Need a Leader for Your Organization? Hire a Pharmacy Manager!


Businesses need great leaders. An often unconsidered source for leadership talent are successful pharmacy managers!

Great companies need great management and great leadership. This is because only great managers and leaders can take talented individuals and turn them into high-performing teams. Bad leadership wastes talent, divides teams and creates harmful turnover. Bad management is expensive too. A Harvard Business Review article quotes a statistic suggesting that poor talent at the top costs the US economy as much as $398 billion dollars annually.1 Great leaders, on the other hand, pull great people together and through them accomplish amazing things.

Finding great management can be hard. To quote the title of Lee Iacocca’s bestseller, “Where Have All the Leaders Gone?” While entry level help and talent are not too difficult to find for those who are reasonably connected, finding people prepared to lead teams is notoriously challenging. You might simply look through resumes and LinkedIn profiles for people with management experience. In my opinion, many managers have been coddled by their companies with cushy jobs that hardly prepare them for the real work involved in growing a business.

That’s why I recommend companies think outside the box when it comes to finding a leader. Look for successful pharmacy managers to lead your team! They may not have an Ivy League business degree or MBA (though some do!), but they know a thing or 2 about managing and leading a group of individuals toward maximum performance and success.

Here are some of the top reasons that a successful pharmacy manager is a GREAT prospect for your organizations leadership:

Pharmacy managers are problem solvers. Anyone can find problems. And growing companies have their share of them. But solving problems, and doing so rapidly enough to keep things moving, is a skill developed in the trenches of real-life everyday pharmacies. Pharmacy managers deal with metric problems, budget problems, people problems, staffing problems and technology problems. They can handle your business problems too!

Pharmacy managers know how to work WITH teams and not just dictate rules and goals. You see, in most situations the pharmacy manager must work side by side with his/her staff in the pharmacy. The challenges faced on the front lines are THEIR challenges too. They can’t just bark orders and go back to their office and muse about their macho management style. They don’t have offices (usually). They work with the team they are leading, feeling the pains, seeing the success, feeling the impact of every new initiative.

Pharmacy managers think about efficiency…all the time. Inefficiencies abound in many businesses, and waste tens of thousands of dollars. But community pharmacy has NO room for inefficiency. It is a high pressure, high volume, rapidly moving business that demands an expert level of efficiency to stay safe and stay ahead. Others may have experience managing relatively easy departments. But as someone once said “anyone can hold the helm when the sea is calm.” The sea is never calm in a typical retail pharmacy! You need all hands on deck. Do you think you know how to get the most out of your employees? Put a pharmacy manager from a successful and busy pharmacy in your leadership and see what happens.

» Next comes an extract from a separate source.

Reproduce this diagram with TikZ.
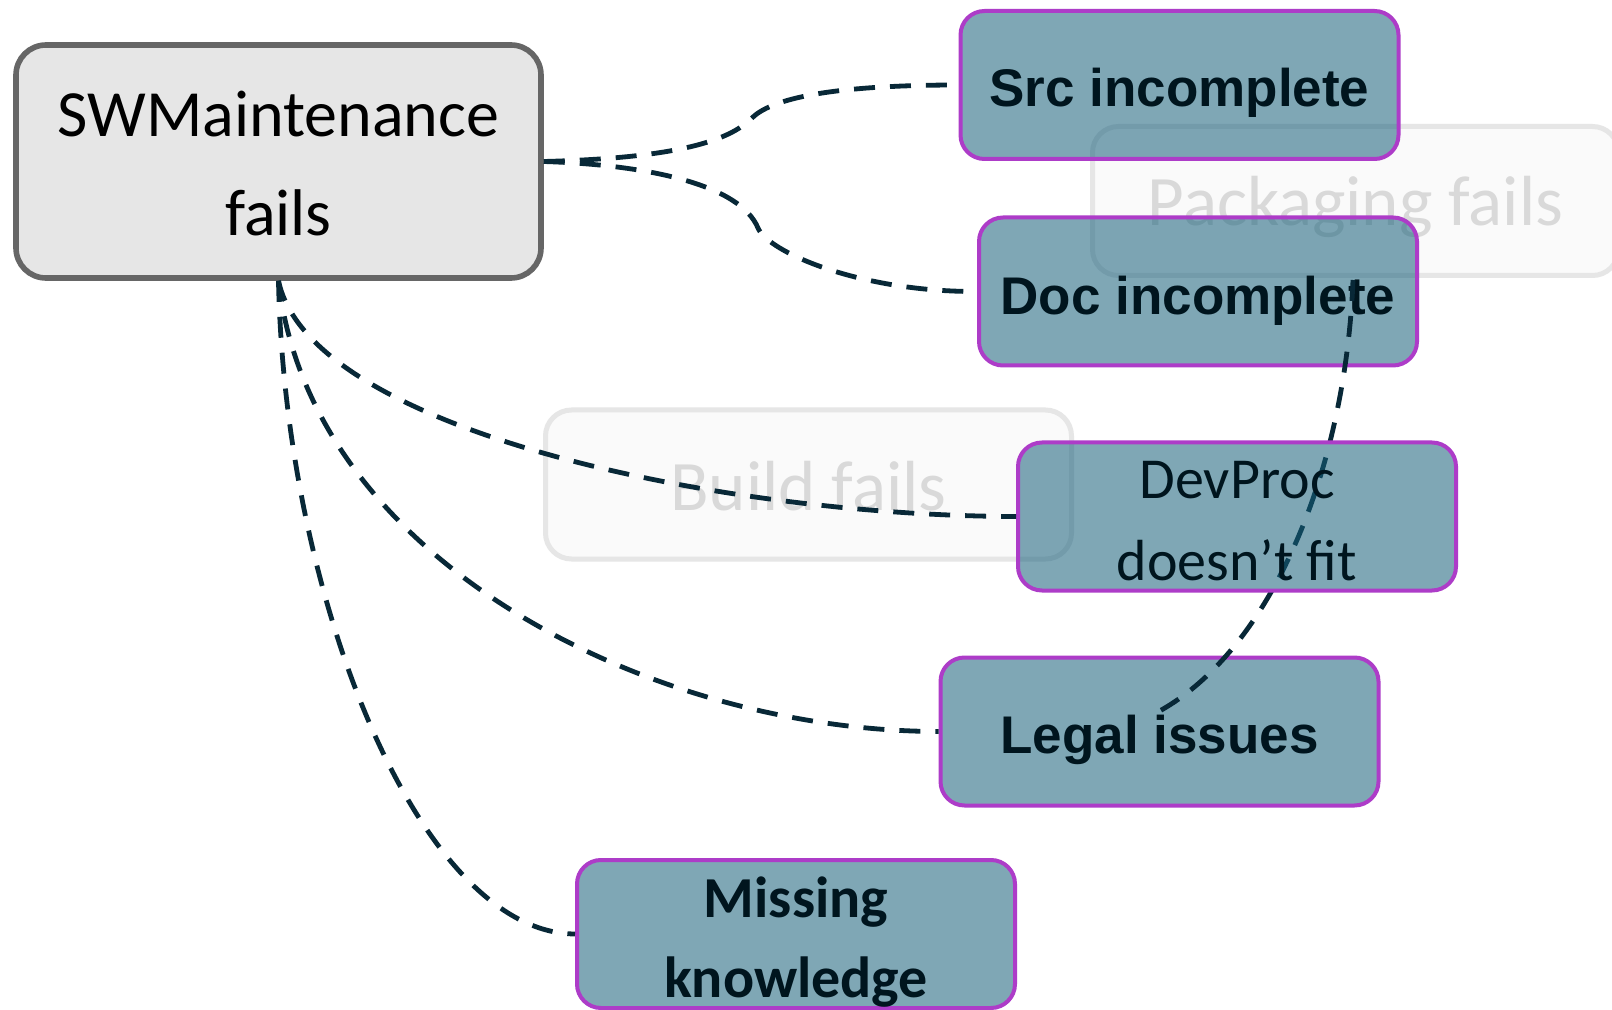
\documentclass[tikz,border=0pt]{standalone}
\usepackage{fontspec}
\setmainfont{Carlito}
\newfontfamily\arialb{Liberation Sans}
\definecolor{tealfill}{RGB}{22,95,122}
\definecolor{purp}{RGB}{173,60,200}
\definecolor{edgec}{RGB}{8,40,55}
\definecolor{txt}{RGB}{0,21,30}
\definecolor{swmfill}{RGB}{230,230,230}
\definecolor{swmdraw}{RGB}{102,102,102}
\definecolor{faintfill}{RGB}{250,250,250}
\definecolor{faintdraw}{RGB}{230,230,230}
\definecolor{fainttext}{RGB}{217,217,217}
% one line: baseline #1 below the node centre
\newcommand\oneline[2]{\raisebox{-#1}[0pt][0pt]{#2}}
% two lines: first baseline #1 above the node centre
\newcommand\twolines[3]{\raisebox{#1}[0pt][0pt]{\begin{tabular}[t]{@{}c@{}}#2\\#3\end{tabular}}}
\begin{document}
\begin{tikzpicture}[x=0.5pt,y=-0.5pt,
  root/.style={draw=swmdraw, fill=swmfill, line width=2.8pt, rounded corners=15pt,
    minimum width=262.5pt, minimum height=116.5pt, inner sep=0pt,
    font=\fontsize{33}{49.5}\selectfont, text=black},
  faint/.style={draw=faintdraw, fill=faintfill, line width=2.5pt, rounded corners=13pt,
    minimum width=263pt, minimum height=74.5pt, inner sep=0pt,
    font=\fontsize{35.5}{42}\selectfont, text=fainttext},
  cause/.style={draw=purp, fill=tealfill, fill opacity=0.55, text opacity=1, draw opacity=1,
    line width=2pt, rounded corners=12pt, minimum width=219pt, minimum height=74pt,
    inner sep=0pt, text=txt},
  causeA/.style={cause, font=\arialb\bfseries\fontsize{26.5}{32}\selectfont},
  causeB/.style={cause, font=\fontsize{29}{41}\selectfont},
  causeC/.style={cause, font=\bfseries\fontsize{29}{40}\selectfont},
  edge/.style={draw=edgec, line width=2.4pt, dash pattern=on 10.5pt off 7.5pt}]
\useasboundingbox (0,0) rectangle (1612,1010);
\fill[white] (0,0) rectangle (1612,1010);

\node[faint] (pack) at (1355.5,201) {\oneline{12.5pt}{Packaging fails}};
\node[faint] (build) at (808.5,484.5) {\oneline{13pt}{Build fails}};

\node[root] (swm) at (278.5,161.5) {\twolines{12.3pt}{SWMaintenance}{fails}};

\node[causeA] (src) at (1179.5,85) {\oneline{11pt}{Src incomplete}};
\node[causeA] (doc) at (1198,291.5) {\oneline{11.7pt}{Doc incomplete}};
\node[causeA] (legal) at (1159.5,731.5) {\oneline{11.2pt}{Legal issues}};
\node[causeC] (miss) at (796,934) {\twolines{8.5pt}{Missing}{knowledge}};

\coordinate (d6s) at (1353,280);
\coordinate (d6e) at (1150,716);

\draw[edge] (swm.east) .. controls (680,158) and (730,140) .. (752,118)
  .. controls (775,95) and (850,85) .. (src.west);
\draw[edge] (swm.east) .. controls (650,165) and (740,185) .. (758,228)
  .. controls (768,252) and (860,292) .. (doc.west);
\draw[edge] (swm.south) .. controls (310,560) and (650,731) .. (legal.west);
\draw[edge] (swm.south) .. controls (285,600) and (420,933) .. (miss.west);
\draw[edge] (d6s) .. controls (1345,480) and (1265,660) .. (d6e);

\node[causeB] (dev) at (1237,516.5) {\twolines{8.8pt}{DevProc}{doesn’t fit}};
\draw[edge] (swm.south) .. controls (310,430) and (720,516) .. (dev.west);
\end{tikzpicture}
\end{document}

Pharmacy managers care about people. There are plenty of jobs in pharmacy these days for individuals who just like to read books and spew out answers. But management and leadership is a people-job. Pharmacy managers have to become experts in people management and customer relations in order to succeed. Think about it. What business market is more people-focused than health care?

Pharmacy managers don’t think of work as a 9 am to 5 pm thing. Retail pharmacy jobs are rarely a “punch in at 9 am and go home at 5 pm” kind of life. Pharmacy managers work long days, sometimes 12 hours or more on their feet doing intensely-detailed and focused work in a difficult and distracting atmosphere. They work nights, weekends, and holidays — because people don’t get sick just on the weekdays during business hours. And great managers and leaders aren’t the type that look at the clock and leave their work behind them. Yes, they must know how to balance work and life needs, but life happens and pharmacy managers have learned to weather the ups and downs of issues that occur at all times of the day and week.

So, does your organization need someone like that to take your product and people to the next level? While you might be inclined to look for another cookie-cutter manager from a business school, I would urge you to at least to consider thinking outside the box and looking at pharmacy managers for leadership rolls. You might be surprised how many would be willing to take their career in a new direction, even outside health care, to enjoy the satisfaction of leading a great team and great product into new levels of success.


1. Fuller R, Shiakaloff N. What great Managers do daily. Harvard Business Review. Dec. 14, 2016 Accessed May 20, 2017.